Even if the doctrine reached the fraudulent joinder of plaintiffs, defendant cannot meet the high burden the doctrine imposes on a removing party. A party asserting fraudulent joinder must show that "the plaintiff fail[ed] to state a cause of action against [the non-diverse] defendant, and [that] the failure is obvious according to the settled rules of the state." Ritchie v. Upjohn Drug Co. , 139 F.3d 1313, 1318 (9th Cir.), cert. denied, 525 U.S. 963 (1998). "This requires the court to find that there is absolutely no possibility that the plaintiff will be able to establish a cause of action against the non-diverse defendant in state court." Longmire v. HMS Host USA, Inc., 2012 WL 5928485, *4 (S.D. Cal. 2012) (internal quotation marks and citation omitted). Indeed, the infirmity of the claim must be "undisputably clear" and "obvious, " and "an inability to make the requisite decision in a summary manner itself points to an inability of [the party asserting fraudulent joinder] to carry its burden." Meythaler v. Wal-Mart Stores Inc., 2012 WL 1884855, *2 (C.D. Cal. 2012) (internal quotation marks and citation omitted). "[T]he federal court's analysis must be limited to determining whether Plaintiffs have even an arguable claim[, and] any ambiguity or doubt about the substantive state law favors remand to state court[.]" Tahoe Keys Marina & Yacht Club, LLC, 2013 WL 221510 at *1 (internal quotation marks and citation omitted).
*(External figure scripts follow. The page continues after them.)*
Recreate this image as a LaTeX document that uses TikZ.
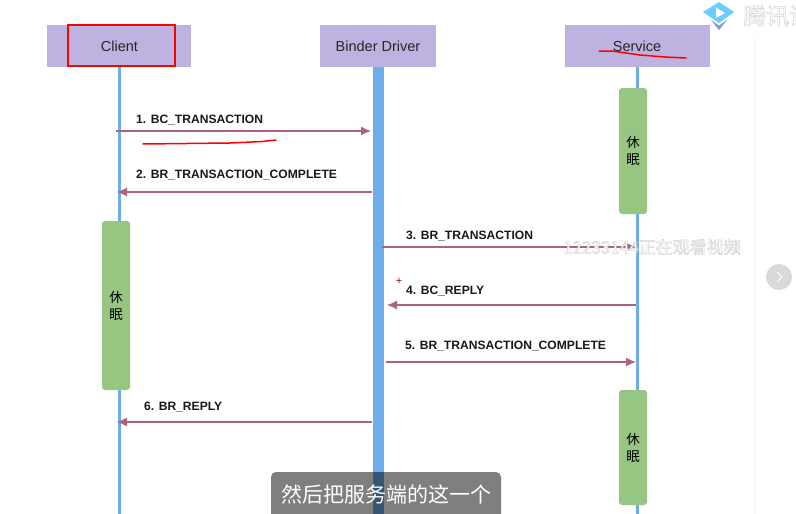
\documentclass[tikz,border=0pt]{standalone}
\usepackage{fontspec}
\usepackage{xcolor}
\setmainfont{Liberation Sans}
\newfontfamily\cjkfont{Noto Sans CJK SC}
\usetikzlibrary{arrows.meta, positioning, calc}
\definecolor{headercolor}{RGB}{190, 178, 224}
\definecolor{railcolor}{RGB}{110, 173, 235}
\definecolor{sleepcolor}{RGB}{150, 198, 130}
\definecolor{msgcolor}{RGB}{172, 100, 130}
\definecolor{logotop}{RGB}{105, 205, 255}
\definecolor{logobottom}{RGB}{130, 150, 220}

\begin{document}
\begin{tikzpicture}[
    x=1pt, y=-1pt,
    header/.style={fill=headercolor, minimum height=42pt, inner sep=0pt, font=\fontsize{14.5}{16}\selectfont, text=black!85},
    sleepbar/.style={fill=sleepcolor, rounded corners=3pt, minimum width=28pt, inner sep=0pt, align=center, font=\cjkfont\fontsize{13.5}{17}\selectfont},
    msg/.style={-{Latex[length=10pt,width=9pt]}, draw=msgcolor, line width=1.2pt},
    msglabel/.style={anchor=west, inner sep=0pt, font=\bfseries\fontsize{12.1}{14}\selectfont, text=black!90},
    scrawl/.style={draw=red, line width=1.5pt, line cap=round},
    rail/.style={draw=railcolor, line width=3pt}
]
    \useasboundingbox (0,0) rectangle (796,514);
    \fill[white] (0,0) rectangle (796,514);
    \draw[black!4] (754,0) -- (754,514);

    % Headers
    \node[header, minimum width=144pt] (client) at (119,46) {\hspace{1pt}Client};
    \node[header, minimum width=116pt] (binder) at (378,46) {Binder Driver};
    \node[header, minimum width=145pt] (service) at (637,46) {Service};

    % Rails
    \coordinate (clientend) at (119,514);
    \coordinate (binderend) at (378.5,514);
    \coordinate (serviceend) at (637,514);
    \draw[rail] (client.south) -- (clientend);
    \draw[draw=railcolor, line width=11.5pt] (binder.south -| binderend) -- (binderend);
    \draw[rail] (service.south) -- (serviceend);

    % Sleeping
    \node[sleepbar, minimum height=169pt] (sleepa) at (116,305.5) {休\\眠};
    \node[sleepbar, minimum height=126pt] (sleepb) at (633,151) {休\\眠};
    \node[sleepbar, minimum height=115pt] (sleepc) at (633,447.5) {休\\眠};

    % Ends of the messages
    \coordinate (ma) at (116,131);  \coordinate (mb) at (371,131);
    \coordinate (mc) at (372,192);  \coordinate (md) at (117,192);
    \coordinate (me) at (382,247);  \coordinate (mf) at (636,247);
    \coordinate (mg) at (636,305);  \coordinate (mh) at (387,305);
    \coordinate (mi) at (386,362);  \coordinate (mj) at (636,362);
    \coordinate (mk) at (372,422);  \coordinate (ml) at (117,422);

    % Arrows
    \draw[msg] (ma) -- (mb);
    \draw[msg] (mc) -- (md);
    \draw[msg] (me) -- (mf);
    \draw[msg] (mg) -- (mh);
    \draw[msg] (mi) -- (mj);
    \draw[msg] (mk) -- (ml);

    % Labels
    \node[msglabel] (la) at (136,120.5) {1. BC\_TRANSACTION};
    \node[msglabel] (lb) at (136,175) {2. BR\_TRANSACTION\_COMPLETE};
    \node[msglabel] (lc) at (406,236) {3. BR\_TRANSACTION};
    \node[msglabel] (ld) at (406,291) {4. BC\_REPLY};
    \node[msglabel] (le) at (405,346) {5. BR\_TRANSACTION\_COMPLETE};
    \node[msglabel] (lf) at (144,407) {6. BR\_REPLY};

    % Red marks
    \node[draw=red, line width=1.3pt, minimum width=107pt, minimum height=41pt, inner sep=0pt] (mark) at (121.5,45.5) {};
    \draw[scrawl] (143,144) -- (230,143) -- (262,141.5) -- (276,140);
    \draw[scrawl] (599,51) -- (612,51) -- (640,55) -- (665,57) -- (686,58);

    % Player overlay
    \fill[white] (738,0) rectangle (796,36);
    \fill[logobottom] (711,20) -- (719,30) -- (727,20) -- cycle;
    \fill[white] (708,17.5) -- (719,25.5) -- (730,17.5) -- cycle;
    \fill[logotop] (703,12) -- (719,2) -- (734,12) -- (719,23) -- cycle;
    \fill[white] (716,7.5) -- (725,13) -- (716,18) -- cycle;
    \node[anchor=west, inner sep=0pt, font=\cjkfont\fontsize{23}{25}\selectfont] (brand) at (743,16) {\special{pdf:code q 2 Tr 0.5 w 0.82 G 1 g}腾讯课\special{pdf:code Q}};
    \node[anchor=west, inner sep=0pt, font=\cjkfont\fontsize{17}{19}\selectfont] (viewer) at (563,247) {\special{pdf:code q 2 Tr 0.5 w 0.82 G 1 g}12233144正在观看视频\special{pdf:code Q}};
    \node[circle, fill=black!15, minimum size=26pt, inner sep=0pt] (nextbtn) at (779,277) {};
    \draw[white, line width=1pt] (777,272) -- (782,277) -- (777,282);
    \node[inner sep=0pt, text=red!60!black, font=\fontsize{11}{11}\selectfont] (cursor) at (399,281) {+};

    % Subtitle
    \node[fill=black, fill opacity=0.5, rounded corners=5pt, minimum width=230pt, minimum height=50pt, inner sep=0pt] (subbox) at (386,497) {};
    \node[inner sep=0pt, text=white, font=\cjkfont\fontsize{21}{23}\selectfont] (subtitle) at (386,494) {然后把服务端的这一个};
\end{tikzpicture}
\end{document}
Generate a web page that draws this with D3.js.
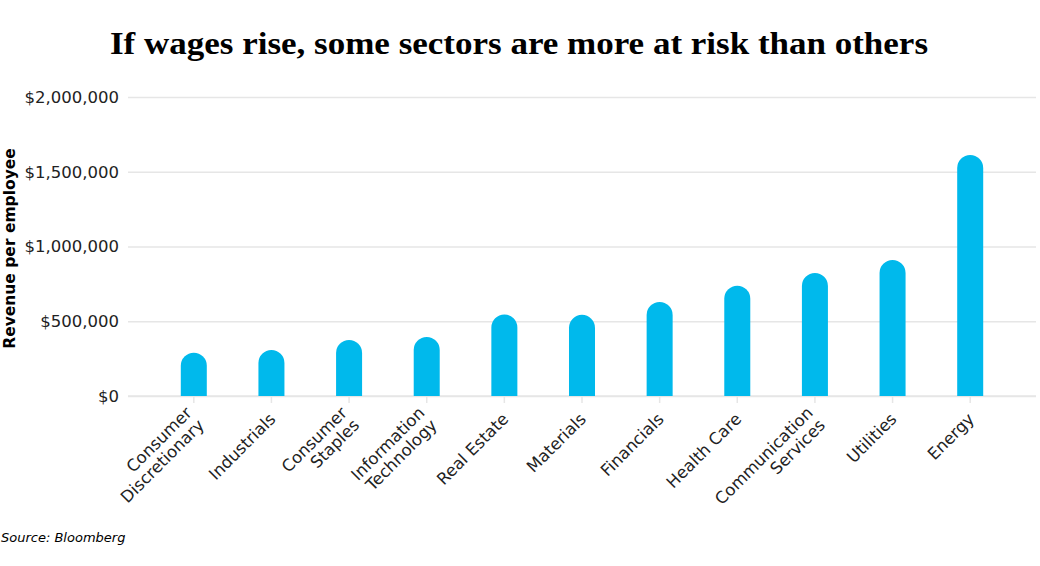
<!DOCTYPE html>
<html>
<head>
<meta charset="utf-8">
<script src="https://cdn.jsdelivr.net/npm/d3@7"></script>
<style>
  html, body { margin: 0; padding: 0; background: #fff; }
  svg { display: block; }
</style>
</head>
<body>
<svg id="chart" width="1040" height="566"></svg>
<script>
const title = "If wages rise, some sectors are more at risk than others";
const yAxisTitle = "Revenue per employee";
const sourceText = "Source: Bloomberg";
const categories = [
  ["Consumer", "Discretionary"],
  ["Industrials"],
  ["Consumer", "Staples"],
  ["Information", "Technology"],
  ["Real Estate"],
  ["Materials"],
  ["Financials"],
  ["Health Care"],
  ["Communication", "Services"],
  ["Utilities"],
  ["Energy"]
];
const values = [290000, 308000, 375000, 395000, 545000, 543000, 629000, 738000, 823000, 910000, 1612000];
const yTicks = [0, 500000, 1000000, 1500000, 2000000];

(function () {
const svg = d3.select("#chart");
const mLeft = 128, mRight = 1036, mTop = 97, mBottom = 396;
const barColor = "#00b9ec";
const gridColor = "#e6e6e6";

const keys = categories.map(c => c.join(" "));
const x = d3.scaleBand().domain(keys).range([mLeft, mRight]).paddingInner(0.665).paddingOuter(0.68);
const y = d3.scaleLinear().domain([0, 2000000]).range([mBottom, mTop]);

// title
svg.append("text")
  .attr("x", 519).attr("y", 54)
  .attr("text-anchor", "middle")
  .attr("font-family", "Liberation Serif, serif")
  .attr("font-weight", "bold")
  .attr("font-size", 32)
  .attr("textLength", 818)
  .attr("lengthAdjust", "spacingAndGlyphs")
  .attr("fill", "#000")
  .text(title);

// gridlines
const yAxis = d3.axisLeft(y).tickValues(yTicks)
  .tickSize(-(mRight - mLeft))
  .tickPadding(10)
  .tickFormat(d => "$" + d3.format(",")(d));
const gy = svg.append("g").attr("transform", `translate(${mLeft},0)`).call(yAxis);
gy.select(".domain").remove();
gy.selectAll(".tick line").attr("stroke", gridColor).attr("stroke-width", 1.5);
gy.selectAll(".tick text")
  .attr("font-family", "DejaVu Sans, sans-serif")
  .attr("font-size", 16.5)
  .attr("fill", "#222")
  .attr("x", -9);

// x axis ticks
const xAxis = d3.axisBottom(x).tickSize(7).tickFormat("");
const gx = svg.append("g").attr("transform", `translate(0,${mBottom})`).call(xAxis);
gx.select(".domain").attr("stroke", gridColor).attr("stroke-width", 1.5)
  .attr("d", `M${mLeft},0H${mRight}`);
gx.selectAll(".tick line").attr("stroke", gridColor).attr("stroke-width", 1.5);

// bars with rounded tops
const bw = x.bandwidth();
const r = bw / 2;
svg.append("g").selectAll("path")
  .data(values)
  .join("path")
  .attr("fill", barColor)
  .attr("d", (v, i) => {
    const x0 = x(keys[i]);
    const yt = y(v);
    const yb = y(0);
    return `M${x0},${yb}V${yt + r}A${r},${r} 0 0 1 ${x0 + bw},${yt + r}V${yb}Z`;
  });

// x labels rotated
const lh = 17.5;
const labels = svg.append("g");
categories.forEach((lines, i) => {
  const cx = x(keys[i]) + bw / 2;
  const t = labels.append("text")
    .attr("transform", `translate(${cx + 1},${mBottom + 20}) rotate(-45)`)
    .attr("text-anchor", "end")
    .attr("font-family", "DejaVu Sans, sans-serif")
    .attr("font-size", 16.5)
    .attr("fill", "#222");
  lines.forEach((ln, j) => {
    t.append("tspan")
      .attr("x", 0)
      .attr("y", (j - (lines.length - 1) / 2) * lh)
      .attr("dy", "0.35em")
      .text(ln);
  });
});

// y axis title
svg.append("text")
  .attr("transform", `translate(15,${(mTop + mBottom) / 2 + 2}) rotate(-90)`)
  .attr("text-anchor", "middle")
  .attr("font-family", "DejaVu Sans, sans-serif")
  .attr("font-weight", "bold")
  .attr("font-size", 15.5)
  .attr("fill", "#000")
  .text(yAxisTitle);

// source
svg.append("text")
  .attr("x", 1).attr("y", 542)
  .attr("font-family", "DejaVu Sans, sans-serif")
  .attr("font-style", "italic")
  .attr("font-size", 13)
  .attr("fill", "#000")
  .text(sourceText);
})();
</script>
</body>
</html>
Defendant's "fraudulent joinder" argument is premised on its contention that Sherwin is not a proper relator because his claims are barred by the CFCA's public disclosure bar. (NOR at ¶¶ 40-66). The court's ruling on April 9, 2013, denying defendant's Motion to Dismiss David Sherwin's Corrected First Amended Complaint Pursuant to Rule 12(b)(1) ("Motion") conclusively resolves this question. In that motion, defendant made the same argument in its attempt to dismiss this action, as the argument that forms the basis of its "fraudulent joinder" to establish jurisdiction - that relator's claims are barred by the CFCA's public disclosure provisions. (See Motion at 16-22). In denying the motion, the court held that, "given the number of documents defendant seeks to have considered in connection with its motions (see, e.g., Declaration of Juli Ann Lund in Support of 12(b)(1) Motion, Exhs. 1-66), the court is persuaded that such documents and the arguments raised in the pending motions should be considered in the context of a motion for summary judgment." (Court's Order of April 9, 2013 at 2). In so holding, the court implicitly ruled that "the requisite decision [cannot be made] in a summary manner[, which] itself points to [defendant's] inability... to carry its burden" of proving fraudulent joinder. See Meythaler, 2012 WL 1884855 at *2. Defendant simply did not establish that it is "obvious" and "undisputably clear" that, "after all disputed questions of fact and all ambiguities in the controlling state law are resolved in the plaintiffs' favor, the plaintiff could not possibly recover [against defendant]." Carter v. Nationwide Ins., 2012 WL 4473084, *4 (C.D. Cal. 2012) (emphasis in original). Rather, a ruling on whether plaintiff was fraudulently joined, as raised by defendant, can be determined only after making factual findings and determining the legal issues on the merits pursuant to a summary judgment motion. (See Court's Order of April 9, 2013 at 2). Accordingly, defendant cannot meet its burden on the question of fraudulent joinder. See Tahoe Keys Marina & Yacht Club, LLC, 2013 WL 221510 at *1 (any ambiguity or doubt about plaintiffs' ability to state a claim under substantive state law favors remand to state court.).
Based on the foregoing, the court determines that it lacks subject matter jurisdiction and must sua sponte remand the action. See Fed.R.Civ.P. 12(h)(3) ("If the court determines at any time that it lacks subject matter jurisdiction, the court must dismiss the action."); see also Scholastic Entm't., Inc. v. Fox Entmt. Group, Inc. , 336 F.3d 982, 989 (9th Cir. 2003).
This Order is not intended for publication. Nor is it intended to be included in or submitted to any online service such as Westlaw or Lexis.
CONCLUSION
Based on the foregoing, IT IS ORDERED that:
1. The above-captioned action shall be remanded to the Superior Court of the State of California for the County of Los Angeles, 111 N. Hill Street, California 90012, for lack of subject matter jurisdiction, pursuant to 28 U.S.C. § 1447(c).
2. The Clerk shall send a certified copy of this Order to the state court.